Frequently Asked Questions
What were the biggest announcements at CONEXPO 2026?
Caterpillar debuted its CS12 autonomous soil compactor, the first fully autonomous machine available for commercial use, along with an AI-powered fleet management assistant. HD Hyundai unveiled Real-X, an AI-driven autonomous excavation system, and multiple manufacturers showcased commercially viable electric compact equipment including tandem rollers and medium dozers.
Is CONEXPO worth attending for small contractors?
CONEXPO is valuable for small and mid-size contractors who approach it strategically. The show provides hands-on access to fleet management AI tools and electric compact equipment that deliver immediate ROI, along with networking opportunities with equipment dealers offering new rental programs. Focus your time on technologies ready for deployment in the next 12-24 months rather than headline-grabbing prototypes.
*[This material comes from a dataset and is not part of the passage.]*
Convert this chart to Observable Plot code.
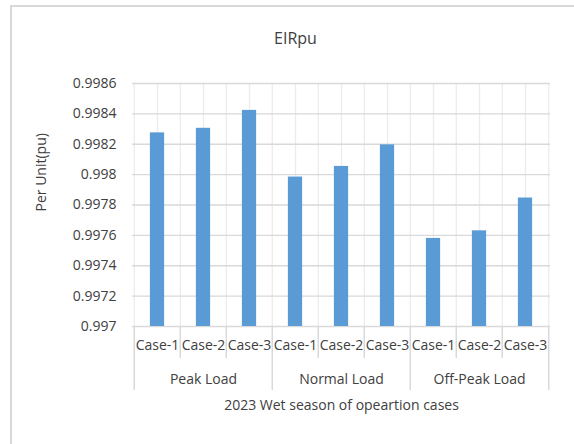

What new construction equipment was shown at CONEXPO 2026?
Key equipment debuts included Caterpillar’s CS12 autonomous soil compactor, Bomag’s electric tandem rollers, Caterpillar’s medium electric dozers, and HD Hyundai’s Real-X autonomous excavation system. Fleet management tools like the Cat AI Assistant, which integrates with Geotab for full fleet visibility, were also prominent and represent the most immediately actionable technology for mid-size contractors.
When is the next CONEXPO?
CONEXPO-CON/AGG is held every three years in Las Vegas. After the March 2026 show, the next edition is expected in 2029. Between shows, contractors can stay current on equipment innovations through dealer events, manufacturer demos, and industry conferences focused on specific trades or technologies.
How can a contractor get the most value from CONEXPO?
The most effective approach is to identify your single biggest operational bottleneck before attending and focus your time on solutions that address it. Attend hands-on demo areas rather than just walking exhibit halls, schedule meetings with equipment dealers to discuss rental and financing options, and plan to pilot one targeted technology for 90 days after the show rather than trying to adopt everything at once.